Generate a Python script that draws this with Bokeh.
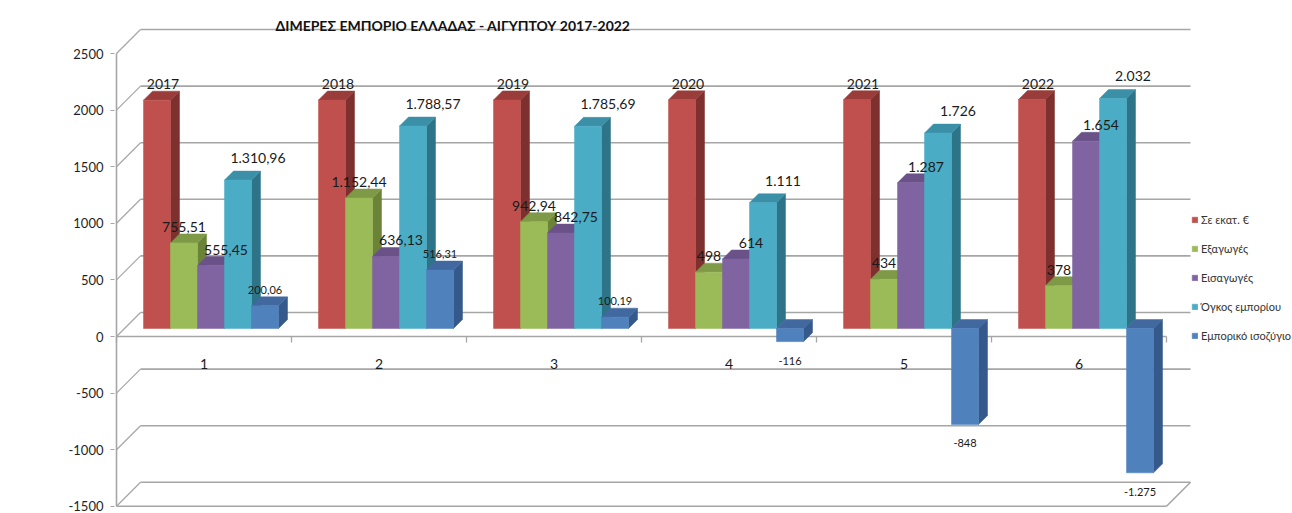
from bokeh.plotting import figure
from bokeh.models import Range1d, FixedTicker, Legend, LegendItem, Label, ColumnDataSource
from bokeh.core.properties import value
from bokeh.embed import file_html
from bokeh.resources import INLINE

# ---------------- data ----------------
categories = ["1", "2", "3", "4", "5", "6"]
years = [2017, 2018, 2019, 2020, 2021, 2022]
exports = [755.51, 1152.44, 942.94, 498, 434, 378]
imports = [555.45, 636.13, 842.75, 614, 1287, 1654]
volume = [1310.96, 1788.57, 1785.69, 1111, 1726, 2032]
balance = [200.06, 516.31, 100.19, -116, -848, -1275]
series_names = ["Σε εκατ. €", "Εξαγωγές", "Εισαγωγές", "Όγκος εμπορίου", "Εμπορικό ισοζύγιο"]
y_ticks = [-1500, -1000, -500, 0, 500, 1000, 1500, 2000, 2500]
title_text = "ΔΙΜΕΡΕΣ ΕΜΠΟΡΙΟ ΕΛΛΑΔΑΣ - ΑΙΓΥΠΤΟΥ 2017-2022"
unit_text = "Σε εκατ. €"

series_values = [years, exports, imports, volume, balance]

# ---------------- style ----------------
FONT = "Lato"
front_colors = ["#C0504D", "#9BBB59", "#8064A2", "#4BACC6", "#4F81BD"]
side_colors = ["#7D302E", "#6A8336", "#574374", "#2E7489", "#35598A"]
top_colors = ["#9A3C3A", "#7E9A46", "#6A5289", "#3B90A8", "#4169A0"]
label_dx = [6, 0, 15, 20, 0]       # px
label_up = [16, 16, 16, 22, 16]    # px
label_size = ["14px", "14px", "14px", "14px", "11px"]
GRID = "#A6A6A6"


def fmt(v, is_year=False):
    if is_year:
        return str(int(v))
    neg = v < 0
    a = abs(v)
    if abs(a - round(a)) < 1e-9:
        ip, dec = int(round(a)), ""
    else:
        ip, dec = int(a), "," + f"{a:.2f}".split(".")[1]
    return ("-" if neg else "") + f"{ip:,}".replace(",", ".") + dec


# ---------------- geometry (pixel based pseudo-3D) ----------------
PX_PER_CAT = 175.0
PX_PER_UNIT = 0.1132
U = 1.0 / PX_PER_UNIT
W = 27 / PX_PER_CAT
GROUP_PAD = 27 / PX_PER_CAT
OY = 8 * U
DX, DY = 9 / PX_PER_CAT, 9 * U
BX, BY = 24 / PX_PER_CAT, 24 * U

FIG_W, FIG_H = 1292, 513
LEFT = 114
X_MIN = 0.5 - 2 / PX_PER_CAT
X_MAX = X_MIN + (FIG_W - LEFT) / PX_PER_CAT
Y_MIN = -(FIG_H - 336) * U
Y_MAX = Y_MIN + FIG_H * U

n = len(categories)
p = figure(width=FIG_W, height=FIG_H, output_backend="svg", toolbar_location=None,
           x_range=Range1d(X_MIN, X_MAX), y_range=Range1d(Y_MIN, Y_MAX),
           x_axis_location=None, min_border_left=LEFT, min_border_right=0,
           min_border_top=0, min_border_bottom=0)
p.outline_line_color = None
p.xgrid.visible = False
p.ygrid.visible = False

ax = p.yaxis[0]
ax.ticker = FixedTicker(ticks=y_ticks)
ax.major_label_overrides = {t: str(t) for t in y_ticks}
ax.axis_line_color = None
ax.major_tick_line_color = GRID
ax.major_tick_out = 4
ax.major_tick_in = 0
ax.minor_tick_line_color = None
ax.major_label_standoff = 7
ax.major_label_text_font = FONT
ax.major_label_text_font_size = "13px"
ax.major_label_text_color = "#1f1f1f"

left_edge = 0.5
right_edge = n + 0.5

# back wall gridlines + side diagonals
p.segment(x0=[left_edge + BX] * len(y_ticks), y0=[t + BY for t in y_ticks],
          x1=[right_edge + BX] * len(y_ticks), y1=[t + BY for t in y_ticks],
          line_color=GRID, line_width=1.6)
p.segment(x0=[left_edge] * len(y_ticks), y0=y_ticks,
          x1=[left_edge + BX] * len(y_ticks), y1=[t + BY for t in y_ticks],
          line_color=GRID, line_width=1.3)
# floor / axes lines
ymin_t, ymax_t = min(y_ticks), max(y_ticks)
p.segment(x0=[left_edge, left_edge, right_edge, left_edge],
          y0=[0, ymin_t, ymin_t, ymin_t],
          x1=[right_edge, right_edge, right_edge + BX, left_edge],
          y1=[0, ymin_t, ymin_t + BY, ymax_t],
          line_color=GRID, line_width=1.6)
bounds = [i + 0.5 for i in range(n + 1)]
p.segment(x0=bounds, y0=[0] * len(bounds), x1=bounds, y1=[-6 * U] * len(bounds),
          line_color=GRID, line_width=1.3)

# bars
legend_items = []
label_sets = []
for j, (name, vals) in enumerate(zip(series_names, series_values)):
    xl = [i + 1 - 0.5 + GROUP_PAD + W * j for i in range(n)]
    xr = [a + W for a in xl]
    yt = [max(OY, v + OY) for v in vals]
    yb = [min(OY, v + OY) for v in vals]
    side_xs = [[r, r + DX, r + DX, r] for r in xr]
    side_ys = [[b, b + DY, t + DY, t] for b, t in zip(yb, yt)]
    p.patches(side_xs, side_ys, fill_color=side_colors[j], line_color=side_colors[j], line_width=0.5)
    top_xs = [[l, r, r + DX, l + DX] for l, r in zip(xl, xr)]
    top_ys = [[t, t, t + DY, t + DY] for t in yt]
    p.patches(top_xs, top_ys, fill_color=top_colors[j], line_color=top_colors[j], line_width=0.5)
    src = ColumnDataSource(dict(x=[a + W / 2 for a in xl], top=[v + OY for v in vals],
                                bottom=[OY] * n))
    r = p.vbar(x="x", width=W, top="top", bottom="bottom", source=src,
               fill_color=front_colors[j], line_color=front_colors[j], line_width=0.5)
    legend_items.append(LegendItem(label=name, renderers=[r]))

    lx, ly, lyo, txt = [], [], [], []
    for i, v in enumerate(vals):
        lx.append(xl[i] + W / 2)
        ly.append(v + OY)
        txt.append(fmt(v, is_year=(j == 0)))
        lyo.append(-label_up[j] if v >= 0 else 19)
    label_sets.append((j, lx, ly, lyo, txt))

# data labels (on top of all bars)
for j, lx, ly, lyo, txt in label_sets:
    p.text(x=lx, y=ly, text=txt, x_offset=label_dx[j], y_offset=lyo,
           text_align="center", text_baseline="middle",
           text_font=value(FONT), text_font_size=label_size[j], text_color="#1a1a1a")

# category labels
p.text(x=[i + 1 for i in range(n)], y=[-27 * U] * n, text=categories,
       text_align="center", text_baseline="middle",
       text_font=value(FONT), text_font_size="14px", text_color="#1a1a1a")

legend = Legend(items=legend_items, location=(1077, 171), orientation="vertical",
                glyph_width=7, glyph_height=7, label_standoff=3, spacing=16,
                padding=0, margin=0, border_line_alpha=0, background_fill_alpha=0,
                label_text_font=FONT, label_text_font_size="11px",
                label_text_color="#333333")
p.add_layout(legend)

p.add_layout(Label(x=161, y=FIG_H - 25, x_units="screen", y_units="screen", text=title_text,
                   text_font=FONT, text_font_size="14px", text_font_style="bold",
                   text_baseline="middle", text_color="#111111"))
p.add_layout(Label(x=29 - LEFT, y=FIG_H - 25, x_units="screen", y_units="screen", text=unit_text,
                   text_font=FONT, text_font_size="12.5px",
                   text_baseline="middle", text_color="#1f1f1f"))

open("out.html", "w").write(file_html(p, INLINE))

※ ※ ※

Repeat the data in full and exactly. Omit pictures.

▶ _RESPONSE_:
Generate a Python script that draws this with Bokeh.
from bokeh.plotting import figure
from bokeh.models import Range1d, FixedTicker, Legend, LegendItem, Label, ColumnDataSource
from bokeh.core.properties import value
from bokeh.embed import file_html
from bokeh.resources import INLINE

# ---------------- data ----------------
categories = ["1", "2", "3", "4", "5", "6"]
years = [2017, 2018, 2019, 2020, 2021, 2022]
exports = [755.51, 1152.44, 942.94, 498, 434, 378]
imports = [555.45, 636.13, 842.75, 614, 1287, 1654]
volume = [1310.96, 1788.57, 1785.69, 1111, 1726, 2032]
balance = [200.06, 516.31, 100.19, -116, -848, -1275]
series_names = ["Σε εκατ. €", "Εξαγωγές", "Εισαγωγές", "Όγκος εμπορίου", "Εμπορικό ισοζύγιο"]
y_ticks = [-1500, -1000, -500, 0, 500, 1000, 1500, 2000, 2500]
title_text = "ΔΙΜΕΡΕΣ ΕΜΠΟΡΙΟ ΕΛΛΑΔΑΣ - ΑΙΓΥΠΤΟΥ 2017-2022"
unit_text = "Σε εκατ. €"

series_values = [years, exports, imports, volume, balance]

# ---------------- style ----------------
FONT = "Lato"
front_colors = ["#C0504D", "#9BBB59", "#8064A2", "#4BACC6", "#4F81BD"]
side_colors = ["#7D302E", "#6A8336", "#574374", "#2E7489", "#35598A"]
top_colors = ["#9A3C3A", "#7E9A46", "#6A5289", "#3B90A8", "#4169A0"]
label_dx = [6, 0, 15, 20, 0]       # px
label_up = [16, 16, 16, 22, 16]    # px
label_size = ["14px", "14px", "14px", "14px", "11px"]
GRID = "#A6A6A6"


def fmt(v, is_year=False):
    if is_year:
        return str(int(v))
    neg = v < 0
    a = abs(v)
    if abs(a - round(a)) < 1e-9:
        ip, dec = int(round(a)), ""
    else:
        ip, dec = int(a), "," + f"{a:.2f}".split(".")[1]
    return ("-" if neg else "") + f"{ip:,}".replace(",", ".") + dec


# ---------------- geometry (pixel based pseudo-3D) ----------------
PX_PER_CAT = 175.0
PX_PER_UNIT = 0.1132
U = 1.0 / PX_PER_UNIT
W = 27 / PX_PER_CAT
GROUP_PAD = 27 / PX_PER_CAT
OY = 8 * U
DX, DY = 9 / PX_PER_CAT, 9 * U
BX, BY = 24 / PX_PER_CAT, 24 * U

FIG_W, FIG_H = 1292, 513
LEFT = 114
X_MIN = 0.5 - 2 / PX_PER_CAT
X_MAX = X_MIN + (FIG_W - LEFT) / PX_PER_CAT
Y_MIN = -(FIG_H - 336) * U
Y_MAX = Y_MIN + FIG_H * U

n = len(categories)
p = figure(width=FIG_W, height=FIG_H, output_backend="svg", toolbar_location=None,
           x_range=Range1d(X_MIN, X_MAX), y_range=Range1d(Y_MIN, Y_MAX),
           x_axis_location=None, min_border_left=LEFT, min_border_right=0,
           min_border_top=0, min_border_bottom=0)
p.outline_line_color = None
p.xgrid.visible = False
p.ygrid.visible = False

ax = p.yaxis[0]
ax.ticker = FixedTicker(ticks=y_ticks)
ax.major_label_overrides = {t: str(t) for t in y_ticks}
ax.axis_line_color = None
ax.major_tick_line_color = GRID
ax.major_tick_out = 4
ax.major_tick_in = 0
ax.minor_tick_line_color = None
ax.major_label_standoff = 7
ax.major_label_text_font = FONT
ax.major_label_text_font_size = "13px"
ax.major_label_text_color = "#1f1f1f"

left_edge = 0.5
right_edge = n + 0.5

# back wall gridlines + side diagonals
p.segment(x0=[left_edge + BX] * len(y_ticks), y0=[t + BY for t in y_ticks],
          x1=[right_edge + BX] * len(y_ticks), y1=[t + BY for t in y_ticks],
          line_color=GRID, line_width=1.6)
p.segment(x0=[left_edge] * len(y_ticks), y0=y_ticks,
          x1=[left_edge + BX] * len(y_ticks), y1=[t + BY for t in y_ticks],
          line_color=GRID, line_width=1.3)
# floor / axes lines
ymin_t, ymax_t = min(y_ticks), max(y_ticks)
p.segment(x0=[left_edge, left_edge, right_edge, left_edge],
          y0=[0, ymin_t, ymin_t, ymin_t],
          x1=[right_edge, right_edge, right_edge + BX, left_edge],
          y1=[0, ymin_t, ymin_t + BY, ymax_t],
          line_color=GRID, line_width=1.6)
bounds = [i + 0.5 for i in range(n + 1)]
p.segment(x0=bounds, y0=[0] * len(bounds), x1=bounds, y1=[-6 * U] * len(bounds),
          line_color=GRID, line_width=1.3)

# bars
legend_items = []
label_sets = []
for j, (name, vals) in enumerate(zip(series_names, series_values)):
    xl = [i + 1 - 0.5 + GROUP_PAD + W * j for i in range(n)]
    xr = [a + W for a in xl]
    yt = [max(OY, v + OY) for v in vals]
    yb = [min(OY, v + OY) for v in vals]
    side_xs = [[r, r + DX, r + DX, r] for r in xr]
    side_ys = [[b, b + DY, t + DY, t] for b, t in zip(yb, yt)]
    p.patches(side_xs, side_ys, fill_color=side_colors[j], line_color=side_colors[j], line_width=0.5)
    top_xs = [[l, r, r + DX, l + DX] for l, r in zip(xl, xr)]
    top_ys = [[t, t, t + DY, t + DY] for t in yt]
    p.patches(top_xs, top_ys, fill_color=top_colors[j], line_color=top_colors[j], line_width=0.5)
    src = ColumnDataSource(dict(x=[a + W / 2 for a in xl], top=[v + OY for v in vals],
                                bottom=[OY] * n))
    r = p.vbar(x="x", width=W, top="top", bottom="bottom", source=src,
               fill_color=front_colors[j], line_color=front_colors[j], line_width=0.5)
    legend_items.append(LegendItem(label=name, renderers=[r]))

    lx, ly, lyo, txt = [], [], [], []
    for i, v in enumerate(vals):
        lx.append(xl[i] + W / 2)
        ly.append(v + OY)
        txt.append(fmt(v, is_year=(j == 0)))
        lyo.append(-label_up[j] if v >= 0 else 19)
    label_sets.append((j, lx, ly, lyo, txt))

# data labels (on top of all bars)
for j, lx, ly, lyo, txt in label_sets:
    p.text(x=lx, y=ly, text=txt, x_offset=label_dx[j], y_offset=lyo,
           text_align="center", text_baseline="middle",
           text_font=value(FONT), text_font_size=label_size[j], text_color="#1a1a1a")

# category labels
p.text(x=[i + 1 for i in range(n)], y=[-27 * U] * n, text=categories,
       text_align="center", text_baseline="middle",
       text_font=value(FONT), text_font_size="14px", text_color="#1a1a1a")

legend = Legend(items=legend_items, location=(1077, 171), orientation="vertical",
                glyph_width=7, glyph_height=7, label_standoff=3, spacing=16,
                padding=0, margin=0, border_line_alpha=0, background_fill_alpha=0,
                label_text_font=FONT, label_text_font_size="11px",
                label_text_color="#333333")
p.add_layout(legend)

p.add_layout(Label(x=161, y=FIG_H - 25, x_units="screen", y_units="screen", text=title_text,
                   text_font=FONT, text_font_size="14px", text_font_style="bold",
                   text_baseline="middle", text_color="#111111"))
p.add_layout(Label(x=29 - LEFT, y=FIG_H - 25, x_units="screen", y_units="screen", text=unit_text,
                   text_font=FONT, text_font_size="12.5px",
                   text_baseline="middle", text_color="#1f1f1f"))

open("out.html", "w").write(file_html(p, INLINE))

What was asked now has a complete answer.